Code that draws figures:
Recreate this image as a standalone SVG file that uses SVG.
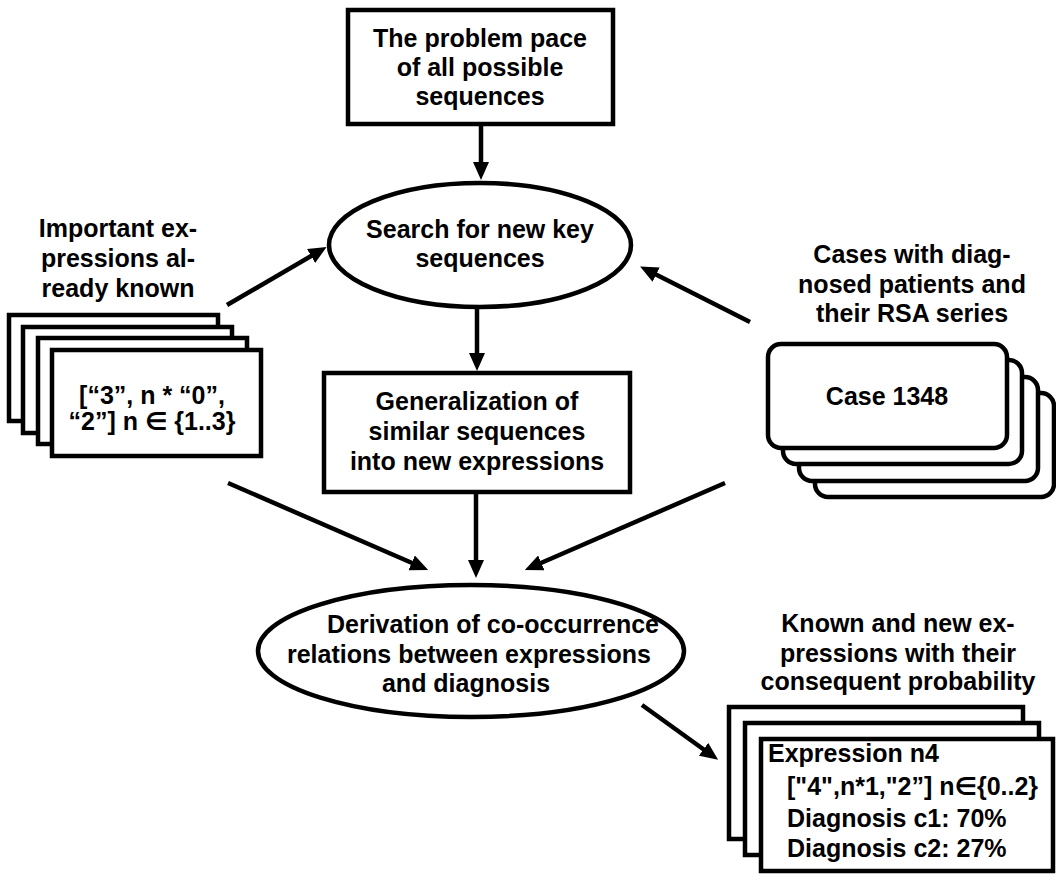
<svg xmlns="http://www.w3.org/2000/svg" width="1056" height="875" viewBox="0 0 1056 875">
<defs>
<style>
text{font-family:"Liberation Sans",Arial,"DejaVu Sans",sans-serif;font-weight:bold;font-size:25px;fill:#000}
.c{text-anchor:middle}
.box{fill:#fff;stroke:#000;stroke-width:4.5}
.edge{stroke:#000;stroke-width:4.5;fill:none;marker-end:url(#ah)}
</style>
<marker id="ah" viewBox="0 0 18 16" refX="8" refY="8" markerWidth="18" markerHeight="16" markerUnits="userSpaceOnUse" orient="auto">
<path d="M0,0 L18,8 L0,16 z" fill="#000"/>
</marker>
</defs>
<rect width="1056" height="875" fill="#fff"/>

<g id="problem-space">
<rect class="box" x="348" y="10" width="265" height="114"/>
<text class="c" x="480" y="47">The problem pace</text>
<text class="c" x="480" y="76">of all possible</text>
<text class="c" x="480" y="105">sequences</text>
</g>

<g id="search">
<ellipse class="box" cx="480" cy="245" rx="151" ry="62"/>
<text class="c" x="480" y="238">Search for new key</text>
<text class="c" x="480" y="267">sequences</text>
</g>

<g id="generalization">
<rect class="box" x="324" y="373" width="306" height="119"/>
<text class="c" x="477" y="410">Generalization of</text>
<text class="c" x="477" y="440">similar sequences</text>
<text class="c" x="477" y="470">into new expressions</text>
</g>

<g id="derivation">
<ellipse class="box" cx="471" cy="651" rx="213" ry="66"/>
<text class="c" x="493" y="633">Derivation of co-occurrence</text>
<text class="c" x="469" y="663">relations between expressions</text>
<text class="c" x="466" y="692">and diagnosis</text>
</g>

<g id="known-expressions">
<text class="c" x="118" y="237">Important ex-</text>
<text class="c" x="118" y="267">pressions al-</text>
<text class="c" x="118" y="297">ready known</text>
<rect class="box" x="9" y="315" width="209" height="106"/>
<rect class="box" x="23" y="327" width="209" height="106"/>
<rect class="box" x="38" y="338" width="209" height="106"/>
<rect class="box" x="52" y="350" width="209" height="106"/>
<text class="c" x="152" y="404">[“3”, n * “0”,</text>
<text class="c" x="152" y="430">“2”] n ∈ {1..3}</text>
</g>

<g id="cases">
<text class="c" x="912" y="263">Cases with diag-</text>
<text class="c" x="912" y="293">nosed patients and</text>
<text class="c" x="912" y="322">their RSA series</text>
<rect class="box" x="815" y="393" width="239" height="104" rx="13"/>
<rect class="box" x="799" y="377" width="239" height="104" rx="13"/>
<rect class="box" x="783" y="360" width="239" height="104" rx="13"/>
<rect class="box" x="768" y="344" width="239" height="104" rx="13"/>
<text class="c" x="887" y="405">Case 1348</text>
</g>

<g id="result-expressions">
<text class="c" x="898" y="632">Known and new ex-</text>
<text class="c" x="898" y="662">pressions with their</text>
<text class="c" x="898" y="690">consequent probability</text>
<rect class="box" x="729" y="707" width="294" height="132"/>
<rect class="box" x="745" y="723" width="294" height="132"/>
<rect class="box" x="761" y="739" width="292" height="132"/>
<text x="768" y="762">Expression n4</text>
<text x="787" y="795">["4",n*1,"2”] n∈{0..2}</text>
<text x="787" y="827">Diagnosis c1: 70%</text>
<text x="787" y="857">Diagnosis c2: 27%</text>
</g>

<g id="connectors">
<line class="edge" x1="481" y1="124" x2="481" y2="170"/>
<line class="edge" x1="227" y1="305" x2="318" y2="252"/>
<line class="edge" x1="750" y1="322" x2="649" y2="271"/>
<line class="edge" x1="477" y1="307" x2="477" y2="361"/>
<line class="edge" x1="228" y1="483" x2="419" y2="566"/>
<line class="edge" x1="476" y1="492" x2="476" y2="568"/>
<line class="edge" x1="725" y1="483" x2="534" y2="566"/>
<line class="edge" x1="642" y1="705" x2="710" y2="754"/>
</g>
</svg>
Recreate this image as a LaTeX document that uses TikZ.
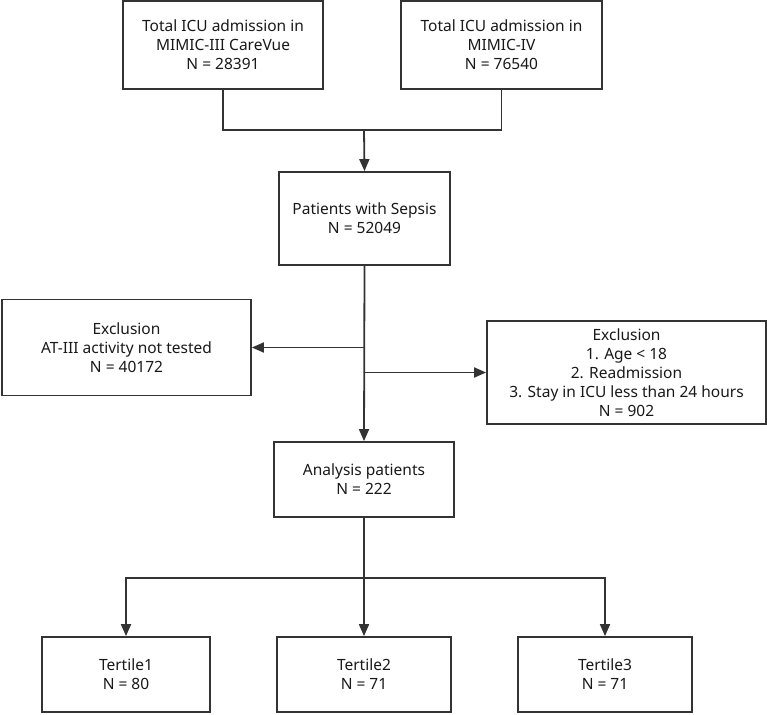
\documentclass[tikz,border=0pt]{standalone}
\usepackage{fontspec}
\setmainfont{Noto Sans}
\usetikzlibrary{positioning, arrows.meta}

\begin{document}
\begin{tikzpicture}[
      x=1pt, y=-1pt,
      box/.style={draw=black!80, line width=1.8pt, align=center,
          font=\fontsize{15.5}{19}\selectfont, text=black!90, inner sep=2pt},
      link/.style={draw=black!80, line width=1.8pt},
      arr/.style={link, -{Triangle[length=12pt, width=10pt]}},
    ]
    \useasboundingbox (0,0) rectangle (767,714);

    % Source cohorts
    \node[box, minimum width=200pt, minimum height=88pt] (mimic3) at (223,45)
      {Total ICU admission in\\MIMIC-III CareVue\\N = 28391};
    \node[box, minimum width=201pt, minimum height=88pt] (mimic4) at (501.5,45)
      {Total ICU admission in\\MIMIC-IV\\N = 76540};

    % Sepsis cohort
    \node[box, minimum width=171pt, minimum height=93pt] (sepsis) at (364.5,218.5)
      {Patients with Sepsis\\N = 52049};

    % Exclusions
    \node[box, minimum width=249pt, minimum height=96pt] (excl1) at (126.5,347.5)
      {Exclusion\\AT-III activity not tested\\N = 40172};
    \node[box, minimum width=279pt, minimum height=103pt] (excl2) at (626.5,372.5)
      {Exclusion\\1. Age < 18\\2. Readmission\\3. Stay in ICU less than 24 hours\\N = 902};

    % Final cohort
    \node[box, minimum width=180pt, minimum height=75pt] (analysis) at (364,479.5)
      {Analysis patients\\N = 222};

    % Tertiles
    \node[box, minimum width=168pt, minimum height=75pt] (tert1) at (126,674.5)
      {Tertile1\\N = 80};
    \node[box, minimum width=174pt, minimum height=75pt] (tert2) at (364,674.5)
      {Tertile2\\N = 71};
    \node[box, minimum width=174pt, minimum height=75pt] (tert3) at (605,674.5)
      {Tertile3\\N = 71};

    % Junction points
    \coordinate (merge) at (364,130);
    \coordinate (split1) at (364,347.5);
    \coordinate (split2) at (364,372.5);
    \coordinate (fork) at (364,578);

    % Connectors
    \draw[link] (mimic3.south) |- (merge) -| (mimic4.south);
    \draw[arr] (merge) -- (sepsis.north);
    \draw[arr] (sepsis.south) -- (analysis.north);
    \draw[arr] (split1) -- (excl1.east);
    \draw[arr] (split2) -- (excl2.west);
    \draw[link] (analysis.south) -- (fork);
    \draw[arr] (fork) -| (tert1.north);
    \draw[arr] (fork) -- (tert2.north);
    \draw[arr] (fork) -| (tert3.north);
  \end{tikzpicture}
\end{document}
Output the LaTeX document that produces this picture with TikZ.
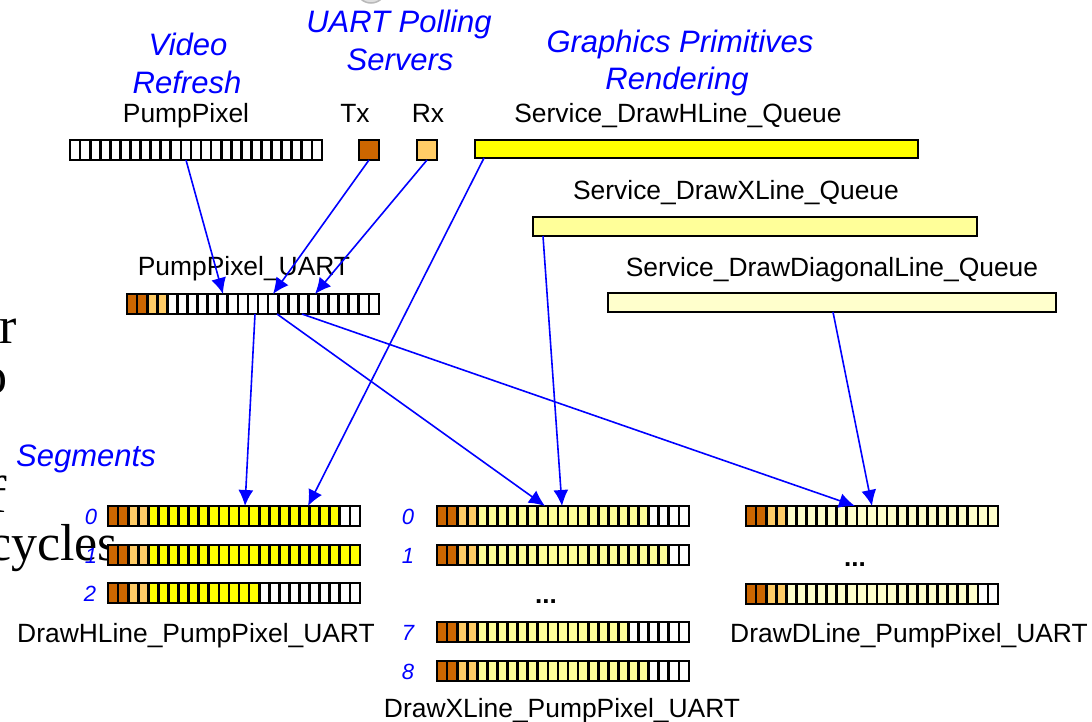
\documentclass[tikz,border=0pt]{standalone}
\usepackage{fontspec}
\setmainfont{Liberation Sans}
\newfontfamily\bgserif{Liberation Serif}
\usetikzlibrary{arrows.meta,calc}
\definecolor{dorange}{HTML}{CC6600}
\definecolor{lorange}{HTML}{FFCC66}
\definecolor{yel}{HTML}{FFFF00}
\definecolor{lyel}{HTML}{FFFF99}
\definecolor{pyel}{HTML}{FFFFCC}
\definecolor{arrblue}{HTML}{0000FF}
\tikzset{
  cellst/.style={draw=black, line width=2.7pt},
  qbar/.style={draw=black, line width=2.2pt, inner sep=0pt, outer sep=0pt, minimum height=19pt, anchor=north west},
  sqbox/.style={draw=black, line width=2.2pt, inner sep=0pt, outer sep=0pt, minimum size=20pt, anchor=north west},
  lbl/.style={inner sep=0pt, anchor=base, font=\fontsize{26.4}{30}\selectfont},
  ttl/.style={inner sep=0pt, anchor=base, text=arrblue, font=\fontsize{31}{37}\selectfont\itshape},
  num/.style={inner sep=0pt, anchor=base, text=arrblue, font=\fontsize{22}{26}\selectfont\itshape},
  dots/.style={inner sep=0pt, anchor=base, font=\fontsize{26}{30}\selectfont\bfseries},
  bgtxt/.style={inner sep=0pt, font=\fontsize{52}{60}\selectfont\bgserif},
  arr/.style={draw=arrblue, line width=1.6pt, -{Latex[length=16pt,width=15pt]}}
}
% name, x, y, end of dark, end of light, end of coloured, colour
\newcommand\cellrow[7]{%
  \node[inner sep=0pt, outer sep=0pt, minimum width=252pt, minimum height=20pt, anchor=north west] (#1) at (#2,#3) {};
  \foreach \i in {0,...,24}{%
    \ifnum\i<#4\relax \def\cc{dorange}\else
      \ifnum\i<#5\relax \def\cc{lorange}\else
        \ifnum\i<#6\relax \def\cc{#7}\else \def\cc{white}\fi\fi\fi
    \filldraw[cellst, fill=\cc] ($(#1.north west)+(\i*10.08,0)$) rectangle ++(10.08,20);
  }%
}
\begin{document}
\begin{tikzpicture}[x=1pt,y=-1pt]
\useasboundingbox (0,0) rectangle (1092,721);
% background fragments
\filldraw[draw=gray!55, fill=gray!25, line width=1.5pt] (371,-12) circle (15);
\node[bgtxt, anchor=base east] (bgr) at (17,343) {r};
\node[bgtxt, anchor=base east] (bgo) at (8,393) {o};
\node[bgtxt, anchor=base east] (bgf) at (7,512) {f};
\node[bgtxt, anchor=base west] (bgc) at (-12,560) {cycles};

% titles
\node[ttl] (vid1) at (188,55) {Video};
\node[ttl] (vid2) at (187,93) {Refresh};
\node[ttl] (uart1) at (399,32) {UART Polling};
\node[ttl] (uart2) at (400,70) {Servers};
\node[ttl] (gfx1) at (680,52) {Graphics Primitives};
\node[ttl] (gfx2) at (677,89) {Rendering};
\node[ttl] (seg) at (86,466) {Segments};

% labels
\node[lbl] (lpp) at (186,122) {PumpPixel};
\node[lbl] (ltx) at (355,122) {Tx};
\node[lbl] (lrx) at (428,122) {Rx};
\node[lbl] (lhq) at (678,122) {Service\_DrawHLine\_Queue};
\node[lbl] (lxq) at (736,199) {Service\_DrawXLine\_Queue};
\node[lbl] (luart) at (244,275) {PumpPixel\_UART};
\node[lbl] (ldq) at (832,276) {Service\_DrawDiagonalLine\_Queue};
\node[lbl] (lh) at (196,642) {DrawHLine\_PumpPixel\_UART};
\node[lbl] (ld) at (909,642) {DrawDLine\_PumpPixel\_UART};
\node[lbl] (lx) at (562,717) {DrawXLine\_PumpPixel\_UART};

% top sources
\cellrow{ppbar}{70}{140}{0}{0}{0}{white}
\node[sqbox, fill=dorange] (tx) at (359,140) {};
\node[sqbox, fill=lorange] (rx) at (417,140) {};
\node[qbar, fill=yel, minimum width=443pt, minimum height=18pt] (hq) at (475,140) {};
\node[qbar, fill=lyel, minimum width=444pt] (xq) at (533,217) {};
\node[qbar, fill=pyel, minimum width=448pt] (dq) at (608,293) {};

% PumpPixel_UART
\cellrow{uart}{127}{294}{2}{4}{4}{white}

% segments: HLine
\cellrow{h0}{108}{506}{2}{4}{23}{yel}
\cellrow{h1}{108}{545}{2}{4}{25}{yel}
\cellrow{h2}{108}{583}{2}{4}{15}{yel}
\node[num] (nh0) at (91,524) {0};
\node[num] (nh1) at (91,563) {1};
\node[num] (nh2) at (90,601) {2};

% segments: XLine
\cellrow{x0}{437}{506}{2}{4}{21}{lyel}
\cellrow{x1}{437}{545}{2}{4}{23}{lyel}
\cellrow{x7}{437}{622}{2}{4}{19}{lyel}
\cellrow{x8}{437}{661}{2}{4}{21}{lyel}
\node[num] (nx0) at (408,524) {0};
\node[num] (nx1) at (408,563) {1};
\node[num] (nx7) at (408,640) {7};
\node[num] (nx8) at (408,679) {8};
\node[dots] (xdots) at (546,603) {...};

% segments: DLine
\cellrow{d0}{746}{506}{2}{4}{25}{pyel}
\cellrow{d2}{746}{584}{2}{4}{23}{pyel}
\node[dots] (ddots) at (855,566) {...};

% connectors
\draw[arr] ([xshift=116pt]ppbar.south west) -- ([xshift=96pt]uart.north west);
\draw[arr] (tx.south) -- ([xshift=146pt]uart.north west);
\draw[arr] (rx.south) -- ([xshift=188pt]uart.north west);
\draw[arr] ([xshift=9pt]hq.south west) -- ([xshift=200pt]h0.north west);
\draw[arr] ([xshift=128pt]uart.south west) -- ([xshift=137pt]h0.north west);
\draw[arr] ([xshift=150pt]uart.south west) -- ([xshift=108pt]x0.north west);
\draw[arr] ([xshift=10pt]xq.south west) -- ([xshift=125pt]x0.north west);
\draw[arr] ([xshift=175pt]uart.south west) -- ([xshift=109pt]d0.north west);
\draw[arr] ([xshift=225pt]dq.south west) -- ([xshift=126pt]d0.north west);
\end{tikzpicture}
\end{document}
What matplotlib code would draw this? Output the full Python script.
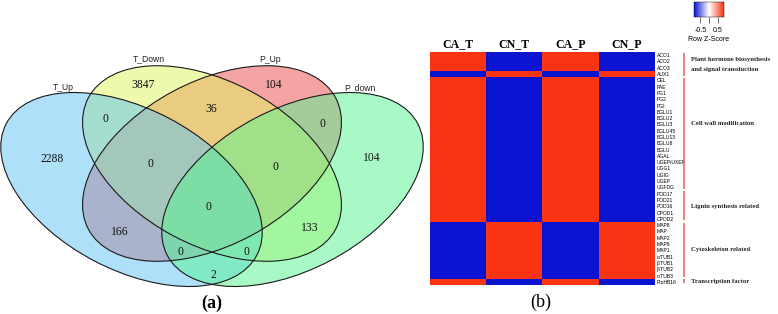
import matplotlib
matplotlib.use('Agg')
import matplotlib.pyplot as plt
import matplotlib.transforms as mtransforms
from matplotlib.patches import Ellipse
from matplotlib.colors import LinearSegmentedColormap

# ---------------- data ----------------
# Venn (a)
set_names = ['T_Up', 'T_Down', 'P_Up', 'P_down']
region_keys = ['A', 'B', 'C', 'D', 'AB', 'BC', 'CD', 'AC', 'BD', 'AD',
               'ABC', 'BCD', 'ACD', 'ABD', 'ABCD']
region_counts = [2288, 3847, 104, 104, 0, 36, 0, 166, 133, 2,
                 0, 0, 0, 0, 0]

# Heatmap (b)
conditions = ['CA_T', 'CN_T', 'CA_P', 'CN_P']
genes = ['ACO1', 'ACO2', 'ACO3', 'AUX1',
         'CEL', 'PAE', 'PG1', 'PG2', 'PGI', 'BGLU1', 'BGLU2', 'BGLU3', 'BGLU45',
         'BGLU13', 'BGLU8', 'BGLU', 'AGAL', 'UGEP/UXEP', 'UGG1', 'UGIG', 'UGEP', 'UGFDG',
         'POD17', 'POD21', 'POD16', 'CPOD1', 'CPOD2',
         'MAP8', 'MAP', 'MAP2', 'MAP6', 'MAP1', 'α.TUB1', 'β.TUB1', 'β.TUB2', 'α.TUB3',
         'PtoHB16']
hi = [0.87, -0.87, 0.87, -0.87]   # up in CA samples
lo = [-0.87, 0.87, -0.87, 0.87]   # up in CN samples
z_scores = [hi, hi, hi, lo,
            hi, hi, hi, hi, hi, hi, hi, hi, hi, hi, hi, hi, hi, hi, hi, hi, hi, hi,
            hi, hi, hi, hi, hi,
            lo, lo, lo, lo, lo, lo, lo, lo, lo,
            hi]
group_names = ['Plant hormone biosynthesis\nand signal transduction',
               'Cell wall modification', 'Lignin synthesis related',
               'Cytoskeleton related', 'Transcription factor']
group_rows = [(0, 3), (4, 21), (22, 26), (27, 35), (36, 36)]

# ---------------- layout / style ----------------
W, H = 778, 314
serif = 'Liberation Serif'
sans = 'Liberation Sans'

# ellipse geometry in pixels: (center, width, height, angle)
ellipses = [((131.5, 189.5), 283, 161, 27.7),
            ((212.0, 163.5), 280, 164, 28.0),
            ((212.0, 163.5), 280, 164, -28.0),
            ((292.5, 189.5), 283, 161, -27.7)]
fill_colors = ['#5FC3F5', '#E1F55F', '#EB4B4B', '#55F591']
draw_order = [2, 1, 0, 3]
name_pos = [(63, 87), (149, 59), (270, 59), (360, 88)]
region_pos = {'A': (52, 159), 'B': (143, 85), 'C': (274, 85), 'D': (372, 158),
              'AB': (105, 119), 'BC': (211, 109), 'CD': (322, 124),
              'AC': (120, 232), 'BD': (310, 228), 'AD': (213, 275),
              'ABC': (150, 164), 'BCD': (275, 167), 'ACD': (180, 252),
              'ABD': (246, 252), 'ABCD': (208, 207)}

fig = plt.figure(figsize=(W / 100, H / 100), dpi=100)

# ---- (a) Venn diagram, drawn in pixel coordinates ----
vax = fig.add_axes([0, 0, 1, 1])
vax.set_xlim(0, W)
vax.set_ylim(H, 0)
vax.axis('off')

for i in draw_order:
    c, w, h, ang = ellipses[i]
    vax.add_patch(Ellipse(c, w, h, angle=ang, facecolor=fill_colors[i],
                          alpha=0.5, edgecolor='none'))
for c, w, h, ang in ellipses:
    vax.add_patch(Ellipse(c, w, h, angle=ang, facecolor='none',
                          edgecolor='#1a1a1a', lw=0.8))

for name, (x, y) in zip(set_names, name_pos):
    vax.text(x, y, name, ha='center', va='center', fontsize=6.2,
             family=sans, color='#222222')
for key, n in zip(region_keys, region_counts):
    x, y = region_pos[key]
    vax.text(x, y, str(n), ha='center', va='center', fontsize=8.4,
             family=serif, color='#111111')
vax.text(212, 303, '(a)', ha='center', va='center', fontsize=13,
         family=serif, fontweight='bold')
vax.text(541, 302, '(b)', ha='center', va='center', fontsize=13, family=serif)

# ---- (b) heatmap ----
hx0, hx1, hy0, hy1 = 430, 655, 52, 285
hax = fig.add_axes([hx0 / W, 1 - hy1 / H, (hx1 - hx0) / W, (hy1 - hy0) / H])
cmap = LinearSegmentedColormap.from_list('rowz', ['#0A14D0', '#FFFFFF', '#FA3412'])
im = hax.imshow(z_scores, cmap=cmap, vmin=-0.87, vmax=0.87, aspect='auto',
                interpolation='nearest')
for s in hax.spines.values():
    s.set_visible(False)

hax.set_xticks(range(len(conditions)))
hax.set_xticklabels(conditions, family=serif, fontweight='bold', fontsize=8.6)
hax.xaxis.tick_top()
hax.tick_params(axis='x', length=0, pad=1.5)

hax.set_yticks(range(len(genes)))
hax.set_yticklabels(genes, family=sans, fontsize=3.6)
hax.yaxis.tick_right()
hax.tick_params(axis='y', length=0, pad=1.5)

# group brackets and labels
trans = mtransforms.blended_transform_factory(hax.transAxes, hax.transData)
bar_x = (684 - hx0) / (hx1 - hx0)
lab_x = (691 - hx0) / (hx1 - hx0)
label_rows = [1.5, 10.8, 24.1, 30.8, 36.0]
for (r0, r1), name, ly in zip(group_rows, group_names, label_rows):
    hax.plot([bar_x, bar_x], [r0 - 0.4, r1 + 0.25], color='#F07474', lw=1.3,
             transform=trans, clip_on=False, solid_capstyle='butt')
    hax.text(lab_x, ly, name, transform=trans, ha='left', va='center',
             fontsize=4.8, family=serif, fontweight='bold', color='#222222',
             linespacing=2.1)

# colour key
cax = fig.add_axes([694 / W, 1 - 17 / H, 30 / W, 15 / H])
cb = fig.colorbar(im, cax=cax, orientation='horizontal', ticks=[-0.5, 0, 0.5])
cb.ax.set_xticklabels(['-0.5', '', '0.5'], family=sans)
cb.ax.tick_params(labelsize=5, length=4, width=0.5, pad=3, color='#333333')
cb.outline.set_linewidth(0.3)
cb.set_label('Row Z-Score', fontsize=5, family=sans, labelpad=1.5)

fig.savefig('out.png', dpi=100)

## What the task requires
Check every line of the data, and copy the ones that contain "Recreate".

## Task result
Recreate this image as a standalone SVG file that uses SVG.
Recreate this image as a LaTeX document that uses TikZ.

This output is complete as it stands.